## WHAT YOU WILL DO
Your task is to output the listing word for word, with pictures excluded.
** begin **
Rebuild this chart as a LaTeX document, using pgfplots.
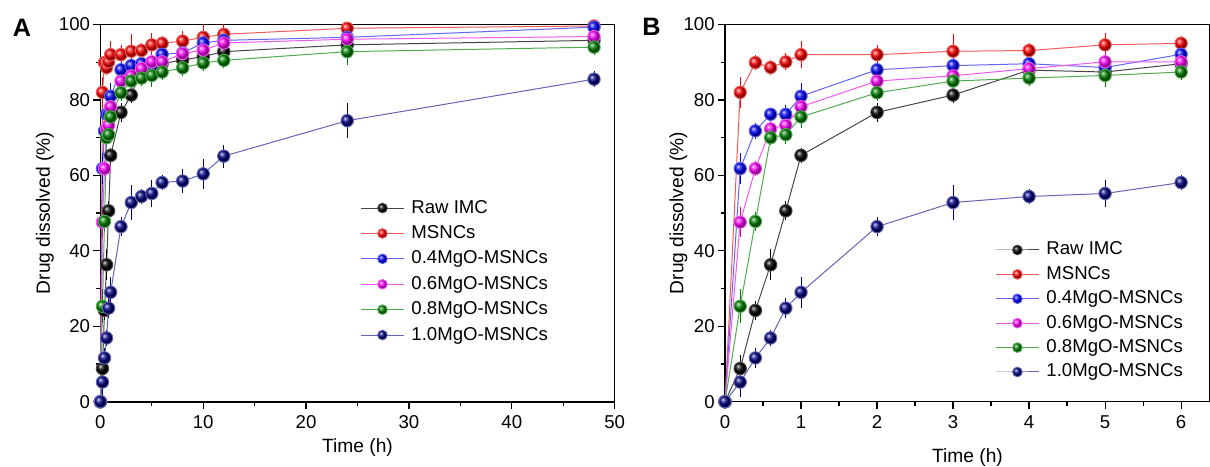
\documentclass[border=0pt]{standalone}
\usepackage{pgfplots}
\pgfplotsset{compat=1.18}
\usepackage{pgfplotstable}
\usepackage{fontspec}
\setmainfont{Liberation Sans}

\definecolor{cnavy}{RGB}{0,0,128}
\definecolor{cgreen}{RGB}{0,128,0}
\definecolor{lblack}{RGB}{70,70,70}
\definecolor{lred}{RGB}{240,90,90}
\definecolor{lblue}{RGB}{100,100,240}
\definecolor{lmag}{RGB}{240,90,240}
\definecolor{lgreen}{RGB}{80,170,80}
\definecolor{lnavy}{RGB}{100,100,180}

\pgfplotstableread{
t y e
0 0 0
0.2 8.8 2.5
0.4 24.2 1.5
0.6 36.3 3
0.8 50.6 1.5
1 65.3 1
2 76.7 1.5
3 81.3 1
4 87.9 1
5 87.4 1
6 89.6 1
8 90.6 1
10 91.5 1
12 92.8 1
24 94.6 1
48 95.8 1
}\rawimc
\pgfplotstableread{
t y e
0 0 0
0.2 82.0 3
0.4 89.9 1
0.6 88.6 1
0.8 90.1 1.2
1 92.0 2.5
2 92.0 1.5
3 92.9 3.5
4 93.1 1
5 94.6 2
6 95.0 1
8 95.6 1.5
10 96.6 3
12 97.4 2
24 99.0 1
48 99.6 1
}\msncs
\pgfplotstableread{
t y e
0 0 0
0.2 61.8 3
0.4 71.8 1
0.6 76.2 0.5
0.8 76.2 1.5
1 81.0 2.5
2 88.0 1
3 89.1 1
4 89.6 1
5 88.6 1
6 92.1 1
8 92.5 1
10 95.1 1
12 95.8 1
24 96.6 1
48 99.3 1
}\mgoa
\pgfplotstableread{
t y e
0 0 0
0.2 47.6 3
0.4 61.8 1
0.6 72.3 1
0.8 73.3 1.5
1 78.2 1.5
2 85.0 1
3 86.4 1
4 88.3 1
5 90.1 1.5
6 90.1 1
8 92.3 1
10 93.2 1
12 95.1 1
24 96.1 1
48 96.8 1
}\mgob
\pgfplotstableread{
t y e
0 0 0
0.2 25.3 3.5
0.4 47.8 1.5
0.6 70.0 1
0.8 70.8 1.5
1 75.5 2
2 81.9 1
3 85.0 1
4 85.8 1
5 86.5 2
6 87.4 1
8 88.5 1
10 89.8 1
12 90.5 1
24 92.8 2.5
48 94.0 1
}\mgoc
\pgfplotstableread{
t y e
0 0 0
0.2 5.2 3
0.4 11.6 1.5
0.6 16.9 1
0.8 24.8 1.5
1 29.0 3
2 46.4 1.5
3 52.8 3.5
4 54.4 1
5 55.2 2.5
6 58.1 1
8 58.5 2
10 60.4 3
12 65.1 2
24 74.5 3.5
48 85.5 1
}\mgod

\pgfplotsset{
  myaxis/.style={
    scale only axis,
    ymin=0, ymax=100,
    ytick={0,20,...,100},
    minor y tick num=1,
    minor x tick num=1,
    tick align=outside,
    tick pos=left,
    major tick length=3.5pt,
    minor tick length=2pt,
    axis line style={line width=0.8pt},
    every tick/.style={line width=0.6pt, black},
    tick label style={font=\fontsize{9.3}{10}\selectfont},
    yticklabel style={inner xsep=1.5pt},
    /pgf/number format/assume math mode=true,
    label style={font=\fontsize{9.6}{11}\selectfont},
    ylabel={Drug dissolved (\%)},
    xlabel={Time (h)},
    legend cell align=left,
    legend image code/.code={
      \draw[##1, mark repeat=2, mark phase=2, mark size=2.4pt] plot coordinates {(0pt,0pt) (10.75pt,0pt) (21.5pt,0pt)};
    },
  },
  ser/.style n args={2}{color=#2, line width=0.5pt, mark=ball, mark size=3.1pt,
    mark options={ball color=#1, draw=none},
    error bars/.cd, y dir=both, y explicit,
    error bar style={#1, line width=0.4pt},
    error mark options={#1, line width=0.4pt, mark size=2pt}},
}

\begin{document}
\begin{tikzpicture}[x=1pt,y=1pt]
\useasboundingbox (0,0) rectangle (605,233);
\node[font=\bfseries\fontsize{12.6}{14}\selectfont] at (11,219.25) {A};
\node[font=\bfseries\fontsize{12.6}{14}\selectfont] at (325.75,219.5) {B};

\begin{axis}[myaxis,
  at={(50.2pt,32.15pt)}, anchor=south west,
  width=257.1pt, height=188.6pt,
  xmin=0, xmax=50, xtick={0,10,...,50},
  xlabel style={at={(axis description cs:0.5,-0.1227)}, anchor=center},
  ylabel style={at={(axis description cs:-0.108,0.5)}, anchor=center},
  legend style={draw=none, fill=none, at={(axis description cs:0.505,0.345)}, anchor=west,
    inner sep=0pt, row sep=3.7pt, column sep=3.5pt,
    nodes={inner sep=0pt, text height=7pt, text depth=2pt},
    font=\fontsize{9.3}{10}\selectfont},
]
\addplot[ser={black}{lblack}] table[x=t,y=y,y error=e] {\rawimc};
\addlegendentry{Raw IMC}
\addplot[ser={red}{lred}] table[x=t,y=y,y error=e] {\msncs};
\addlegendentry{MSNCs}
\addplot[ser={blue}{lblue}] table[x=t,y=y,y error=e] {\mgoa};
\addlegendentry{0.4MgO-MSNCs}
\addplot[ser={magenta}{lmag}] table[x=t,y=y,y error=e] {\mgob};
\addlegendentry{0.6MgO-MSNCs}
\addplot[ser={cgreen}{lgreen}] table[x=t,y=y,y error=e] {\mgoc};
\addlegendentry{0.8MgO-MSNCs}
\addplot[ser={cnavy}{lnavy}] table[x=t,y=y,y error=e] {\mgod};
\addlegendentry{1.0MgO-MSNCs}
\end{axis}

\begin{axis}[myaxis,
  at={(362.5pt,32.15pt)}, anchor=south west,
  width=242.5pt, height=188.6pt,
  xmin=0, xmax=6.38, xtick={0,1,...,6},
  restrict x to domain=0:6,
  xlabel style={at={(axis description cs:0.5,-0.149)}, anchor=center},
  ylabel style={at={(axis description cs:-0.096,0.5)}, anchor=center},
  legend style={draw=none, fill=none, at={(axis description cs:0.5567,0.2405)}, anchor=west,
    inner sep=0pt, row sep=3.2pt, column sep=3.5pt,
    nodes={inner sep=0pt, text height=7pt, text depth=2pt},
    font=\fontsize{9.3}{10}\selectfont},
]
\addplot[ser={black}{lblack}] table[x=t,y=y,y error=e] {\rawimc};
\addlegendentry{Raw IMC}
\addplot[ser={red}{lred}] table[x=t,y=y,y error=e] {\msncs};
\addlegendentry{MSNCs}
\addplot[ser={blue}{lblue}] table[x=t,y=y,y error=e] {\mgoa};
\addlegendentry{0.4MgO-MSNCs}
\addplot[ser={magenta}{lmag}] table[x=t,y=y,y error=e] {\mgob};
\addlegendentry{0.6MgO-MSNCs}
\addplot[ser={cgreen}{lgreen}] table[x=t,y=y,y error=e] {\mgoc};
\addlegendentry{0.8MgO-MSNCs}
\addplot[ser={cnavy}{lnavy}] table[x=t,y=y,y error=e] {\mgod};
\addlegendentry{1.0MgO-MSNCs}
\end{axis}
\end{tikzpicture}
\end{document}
** end **
## ANSWER TO THE PROBLEM
Rebuild this chart as a LaTeX document, using pgfplots.
\documentclass[border=0pt]{standalone}
\usepackage{pgfplots}
\pgfplotsset{compat=1.18}
\usepackage{pgfplotstable}
\usepackage{fontspec}
\setmainfont{Liberation Sans}

\definecolor{cnavy}{RGB}{0,0,128}
\definecolor{cgreen}{RGB}{0,128,0}
\definecolor{lblack}{RGB}{70,70,70}
\definecolor{lred}{RGB}{240,90,90}
\definecolor{lblue}{RGB}{100,100,240}
\definecolor{lmag}{RGB}{240,90,240}
\definecolor{lgreen}{RGB}{80,170,80}
\definecolor{lnavy}{RGB}{100,100,180}

\pgfplotstableread{
t y e
0 0 0
0.2 8.8 2.5
0.4 24.2 1.5
0.6 36.3 3
0.8 50.6 1.5
1 65.3 1
2 76.7 1.5
3 81.3 1
4 87.9 1
5 87.4 1
6 89.6 1
8 90.6 1
10 91.5 1
12 92.8 1
24 94.6 1
48 95.8 1
}\rawimc
\pgfplotstableread{
t y e
0 0 0
0.2 82.0 3
0.4 89.9 1
0.6 88.6 1
0.8 90.1 1.2
1 92.0 2.5
2 92.0 1.5
3 92.9 3.5
4 93.1 1
5 94.6 2
6 95.0 1
8 95.6 1.5
10 96.6 3
12 97.4 2
24 99.0 1
48 99.6 1
}\msncs
\pgfplotstableread{
t y e
0 0 0
0.2 61.8 3
0.4 71.8 1
0.6 76.2 0.5
0.8 76.2 1.5
1 81.0 2.5
2 88.0 1
3 89.1 1
4 89.6 1
5 88.6 1
6 92.1 1
8 92.5 1
10 95.1 1
12 95.8 1
24 96.6 1
48 99.3 1
}\mgoa
\pgfplotstableread{
t y e
0 0 0
0.2 47.6 3
0.4 61.8 1
0.6 72.3 1
0.8 73.3 1.5
1 78.2 1.5
2 85.0 1
3 86.4 1
4 88.3 1
5 90.1 1.5
6 90.1 1
8 92.3 1
10 93.2 1
12 95.1 1
24 96.1 1
48 96.8 1
}\mgob
\pgfplotstableread{
t y e
0 0 0
0.2 25.3 3.5
0.4 47.8 1.5
0.6 70.0 1
0.8 70.8 1.5
1 75.5 2
2 81.9 1
3 85.0 1
4 85.8 1
5 86.5 2
6 87.4 1
8 88.5 1
10 89.8 1
12 90.5 1
24 92.8 2.5
48 94.0 1
}\mgoc
\pgfplotstableread{
t y e
0 0 0
0.2 5.2 3
0.4 11.6 1.5
0.6 16.9 1
0.8 24.8 1.5
1 29.0 3
2 46.4 1.5
3 52.8 3.5
4 54.4 1
5 55.2 2.5
6 58.1 1
8 58.5 2
10 60.4 3
12 65.1 2
24 74.5 3.5
48 85.5 1
}\mgod

\pgfplotsset{
  myaxis/.style={
    scale only axis,
    ymin=0, ymax=100,
    ytick={0,20,...,100},
    minor y tick num=1,
    minor x tick num=1,
    tick align=outside,
    tick pos=left,
    major tick length=3.5pt,
    minor tick length=2pt,
    axis line style={line width=0.8pt},
    every tick/.style={line width=0.6pt, black},
    tick label style={font=\fontsize{9.3}{10}\selectfont},
    yticklabel style={inner xsep=1.5pt},
    /pgf/number format/assume math mode=true,
    label style={font=\fontsize{9.6}{11}\selectfont},
    ylabel={Drug dissolved (\%)},
    xlabel={Time (h)},
    legend cell align=left,
    legend image code/.code={
      \draw[##1, mark repeat=2, mark phase=2, mark size=2.4pt] plot coordinates {(0pt,0pt) (10.75pt,0pt) (21.5pt,0pt)};
    },
  },
  ser/.style n args={2}{color=#2, line width=0.5pt, mark=ball, mark size=3.1pt,
    mark options={ball color=#1, draw=none},
    error bars/.cd, y dir=both, y explicit,
    error bar style={#1, line width=0.4pt},
    error mark options={#1, line width=0.4pt, mark size=2pt}},
}

\begin{document}
\begin{tikzpicture}[x=1pt,y=1pt]
\useasboundingbox (0,0) rectangle (605,233);
\node[font=\bfseries\fontsize{12.6}{14}\selectfont] at (11,219.25) {A};
\node[font=\bfseries\fontsize{12.6}{14}\selectfont] at (325.75,219.5) {B};

\begin{axis}[myaxis,
  at={(50.2pt,32.15pt)}, anchor=south west,
  width=257.1pt, height=188.6pt,
  xmin=0, xmax=50, xtick={0,10,...,50},
  xlabel style={at={(axis description cs:0.5,-0.1227)}, anchor=center},
  ylabel style={at={(axis description cs:-0.108,0.5)}, anchor=center},
  legend style={draw=none, fill=none, at={(axis description cs:0.505,0.345)}, anchor=west,
    inner sep=0pt, row sep=3.7pt, column sep=3.5pt,
    nodes={inner sep=0pt, text height=7pt, text depth=2pt},
    font=\fontsize{9.3}{10}\selectfont},
]
\addplot[ser={black}{lblack}] table[x=t,y=y,y error=e] {\rawimc};
\addlegendentry{Raw IMC}
\addplot[ser={red}{lred}] table[x=t,y=y,y error=e] {\msncs};
\addlegendentry{MSNCs}
\addplot[ser={blue}{lblue}] table[x=t,y=y,y error=e] {\mgoa};
\addlegendentry{0.4MgO-MSNCs}
\addplot[ser={magenta}{lmag}] table[x=t,y=y,y error=e] {\mgob};
\addlegendentry{0.6MgO-MSNCs}
\addplot[ser={cgreen}{lgreen}] table[x=t,y=y,y error=e] {\mgoc};
\addlegendentry{0.8MgO-MSNCs}
\addplot[ser={cnavy}{lnavy}] table[x=t,y=y,y error=e] {\mgod};
\addlegendentry{1.0MgO-MSNCs}
\end{axis}

\begin{axis}[myaxis,
  at={(362.5pt,32.15pt)}, anchor=south west,
  width=242.5pt, height=188.6pt,
  xmin=0, xmax=6.38, xtick={0,1,...,6},
  restrict x to domain=0:6,
  xlabel style={at={(axis description cs:0.5,-0.149)}, anchor=center},
  ylabel style={at={(axis description cs:-0.096,0.5)}, anchor=center},
  legend style={draw=none, fill=none, at={(axis description cs:0.5567,0.2405)}, anchor=west,
    inner sep=0pt, row sep=3.2pt, column sep=3.5pt,
    nodes={inner sep=0pt, text height=7pt, text depth=2pt},
    font=\fontsize{9.3}{10}\selectfont},
]
\addplot[ser={black}{lblack}] table[x=t,y=y,y error=e] {\rawimc};
\addlegendentry{Raw IMC}
\addplot[ser={red}{lred}] table[x=t,y=y,y error=e] {\msncs};
\addlegendentry{MSNCs}
\addplot[ser={blue}{lblue}] table[x=t,y=y,y error=e] {\mgoa};
\addlegendentry{0.4MgO-MSNCs}
\addplot[ser={magenta}{lmag}] table[x=t,y=y,y error=e] {\mgob};
\addlegendentry{0.6MgO-MSNCs}
\addplot[ser={cgreen}{lgreen}] table[x=t,y=y,y error=e] {\mgoc};
\addlegendentry{0.8MgO-MSNCs}
\addplot[ser={cnavy}{lnavy}] table[x=t,y=y,y error=e] {\mgod};
\addlegendentry{1.0MgO-MSNCs}
\end{axis}
\end{tikzpicture}
\end{document}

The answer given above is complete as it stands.